When you sell a covered call option, your contract can be ‘called away’, in which case you have the ability to either settle in cash or deliver the underlying.

We have a client with significant capital gains in his stock and he wanted to hedge market risk, so we sold call options and purchased put options. Is it possible that we look into his account one day and see he no longer is short the call option and has seen shares of stock ‘called away’? If so, that would trigger massive capital gains implications for him.

If the stock price reaches or exceeds the strike price on the option, the shares can be “called” and will be automatically sold for cash at the strike price. So yes, you could wake up and see the stock sold and you could have a large capital gain realized.

You can exit the trade by purchasing the other side of it before it gets to the strike price, and there are many shops that do this on a routine basis, but that is a different story.

You didnt do him any favors by selling calls other than maybe pay for some of the put premium…I would recommend not entering into options contracts until your firm understands them.
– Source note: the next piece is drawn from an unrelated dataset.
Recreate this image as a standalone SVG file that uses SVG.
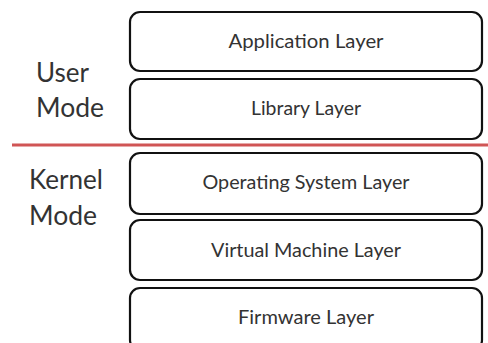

Talk to your broker-dealer. There should be a way to make cash settlements the default option.

American ITM options yes.

European ITM call options, no.

Yes, it is possible that your short call option position will be exercised. Presumably, the tax implication is that your client must sell the stock at that strike price, thus recognizing realized gains.

However, this generally happens only when the call options are deep in-the-money. For instance, lets say you sold 10% OTM calls. The stock rallies 40% and your options are now approximately 30% ITM. So, as long as the stock price is below the strike of the calls, exercise is extremely unlikely.